Data hisab menujukkan bahwa konjungsi (ijtima’) akhir bulan Sya’ban yang jatuh pada hari Kamis Tanggal 23 April 2020/29 Sya’ban 1441 dengan ketinggian hilal mar’i 3 derajat 19 detik. Dengan data ini jika nanti rukyah berhasil dilakukan dan hilal dapat dilihat maka Ramadhan tahun 1441 H/2020 M akan jatuh pada hari Jum’at, 24 April 2020.
Adapun data hisab untuk menentukan awal Syawal 1441 H menunjukkan bahwa konjungsi (ijtima’) akhir Ramadhan terjadi pada hari Sabtu tanggal 23 Mei 2020 dengan ketinggian hilal mar’i 6 derajat 50 detik. Dengan data ini, maka 1 Syawal 1441 H/2020 akan jatuh pada hari Ahad 24 Mei 2020.

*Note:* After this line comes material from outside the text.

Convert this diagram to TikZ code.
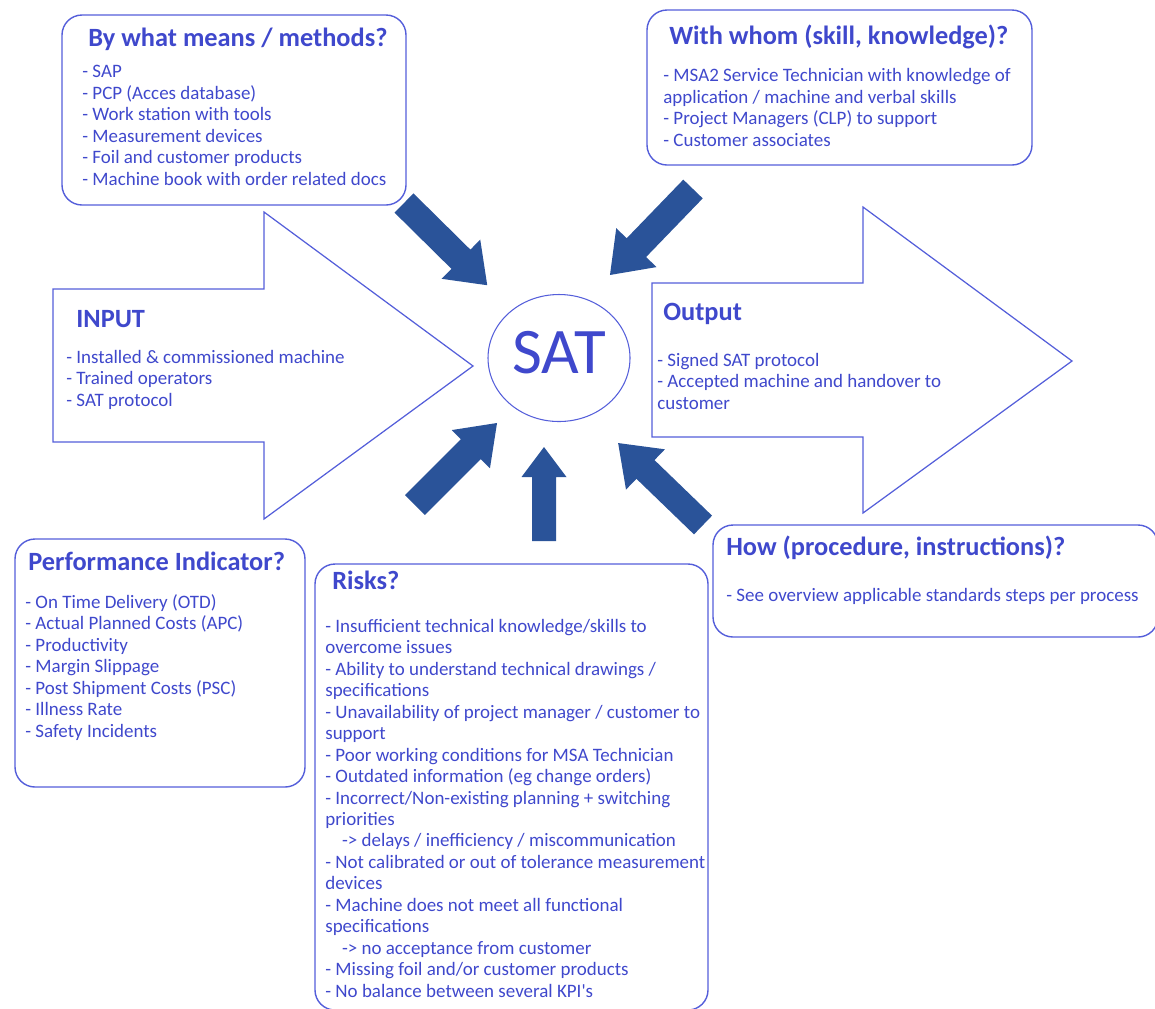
\documentclass[tikz,border=0pt]{standalone}
\usepackage{fontspec}
\setmainfont{Carlito}
\usepackage{xcolor}
\usetikzlibrary{positioning,fit,shapes.geometric}
\definecolor{ink}{RGB}{63,72,204}
\definecolor{rim}{RGB}{84,94,218}
\definecolor{navy}{RGB}{42,83,153}

% fat arrow: tail, angle, length, half shaft, half head, head length
\newcommand{\fatarrow}[6]{%
  \fill[navy,shift={#1},rotate=#2] (0,-#4) -- ({#3-#6},-#4) -- ({#3-#6},-#5) -- (#3,0)
    -- ({#3-#6},#5) -- ({#3-#6},#4) -- (0,#4) -- cycle;}

\begin{document}
\begin{tikzpicture}[
  x=0.2mm,y=-0.2mm,
  box/.style={draw=rim,line width=0.8pt,rounded corners=4mm,inner sep=0pt},
  ttl/.style={font=\fontsize{15}{18}\selectfont\bfseries,text=ink,inner sep=0pt,anchor=base west},
  lst/.style={font=\fontsize{10.8}{12.2}\selectfont,text=ink,align=left,inner sep=0pt,anchor=base west},
  big/.style={draw=rim,line width=0.7pt,fill=white}
]
\useasboundingbox (0,0) rectangle (1155,1008);

% big input / output arrows
\draw[big] (53,289) -- (264,289) -- (264,212) -- (473,366) -- (264,519) -- (264,442) -- (53,442) -- cycle;
\draw[big] (652,283) -- (863,283) -- (863,207) -- (1072,361) -- (863,513) -- (863,437) -- (652,437) -- cycle;

\node[ellipse,draw=rim,line width=0.6pt,minimum width=28.4mm,minimum height=25.4mm,inner sep=0pt,
  font=\fontsize{37}{40}\selectfont,text=ink,text depth=2.2mm] (sat) at (559,358) {SAT};

\node[box,fit={(62,15) (406,205)}] (means) {};
\node[box,fit={(647,10) (1032,165)}] (whom) {};
\node[box,fit={(15,539) (305,787)}] (kpi) {};
\node[box,fit={(315,564) (708,1010)}] (risks) {};
\node[box,fit={(713,525) (1158,637)}] (how) {};

\node[ttl] (meansT) at (88,46.5) {By what means / methods?};
\node[ttl] (whomT) at (669,44) {With whom (skill, knowledge)?};
\node[ttl] (inT) at (76,327) {INPUT};
\node[ttl] (outT) at (663,320) {Output};
\node[ttl] (kpiT) at (28,570) {Performance Indicator?};
\node[ttl] (risksT) at (332,589) {Risks?};
\node[ttl] (howT) at (726,555) {How (procedure, instructions)?};

% lists sit on the baseline of their last line
\node[lst] (meansL) at (82,185) {- SAP\\- PCP (Acces database)\\- Work station with tools\\- Measurement devices\\- Foil and customer products\\- Machine book with order related docs};
\node[lst] (whomL) at (663,146) {- MSA2 Service Technician with knowledge of\\application / machine and verbal skills\\- Project Managers (CLP) to support\\- Customer associates};
\node[lst] (inL) at (66,406) {- Installed \& commissioned machine\\- Trained operators\\- SAT protocol};
\node[lst] (outL) at (657,409) {- Signed SAT protocol\\- Accepted machine and handover to\\customer};
\node[lst] (kpiL) at (25,737) {- On Time Delivery (OTD)\\- Actual Planned Costs (APC)\\- Productivity\\- Margin Slippage\\- Post Shipment Costs (PSC)\\- Illness Rate\\- Safety Incidents};
\node[lst] (risksL) at (325,997) {- Insufficient technical knowledge/skills to\\overcome issues\\- Ability to understand technical drawings /\\specifications\\- Unavailability of project manager / customer to\\support\\- Poor working conditions for MSA Technician\\- Outdated information (eg change orders)\\- Incorrect/Non-existing planning + switching\\priorities\\\hspace*{9.5pt}-> delays / inefficiency / miscommunication\\- Not calibrated or out of tolerance measurement\\devices\\- Machine does not meet all functional\\specifications\\\hspace*{9.5pt}-> no acceptance from customer\\- Missing foil and/or customer products\\- No balance between several KPI\textquotesingle s};
\node[lst] (howL) at (726,601) {- See overview applicable standards steps per process};

% arrows into SAT
\fatarrow{(404,203)}{-44.65}{117}{13.5}{27.5}{37}
\fatarrow{(693,189)}{-134}{119.5}{13.5}{28}{38}
\fatarrow{(415,505)}{45}{116}{14}{27}{37}
\fatarrow{(544,541)}{90}{94}{12}{22.5}{30}
\fatarrow{(703,525)}{136}{118}{13}{28}{38}
\end{tikzpicture}
\end{document}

Dengan data di atas, dimungkinkan kegiatan rukyah akan berhasil melihat hilal sehingga antara data hisab dan hasil rukyah akan sama. Hal ini mengingat data-data hisab memungkinkan hilal dapat dilihat (diurkyah) sebab ketinggiannya sudah memenuhi ketentuan Imaknur Ru’yah (kemungkinan ketinggian minimal hilam dapat dilihat dengan ketinggian minimal 2 derajat). Karena itu, dapat diperdiksi bahwa sidang itsbat Kementerian Agama akan memutuskan sesuai data hisab tersebut, yakni awal Ramadhan 1441 H jatuh pada hari Jum’at 24 April 2020 dan 1 Syawal jatuh pada hari Ahad tanggal 24 Mei 2020. Namun demikian, sesuai prosedur sidang istbat dan prinsip Jam’iyyah Nahdlatul Ulama, kepastian penetapannya harus menunggu hasil rukyah yang nanti akan di lakukan di sejumlah daerah di Indonesia.
-Penulis adalah Pengurus LP Ma’arif PWNU Jawa Tengah, Kandidat Doktor UIN Walisongo Semarang.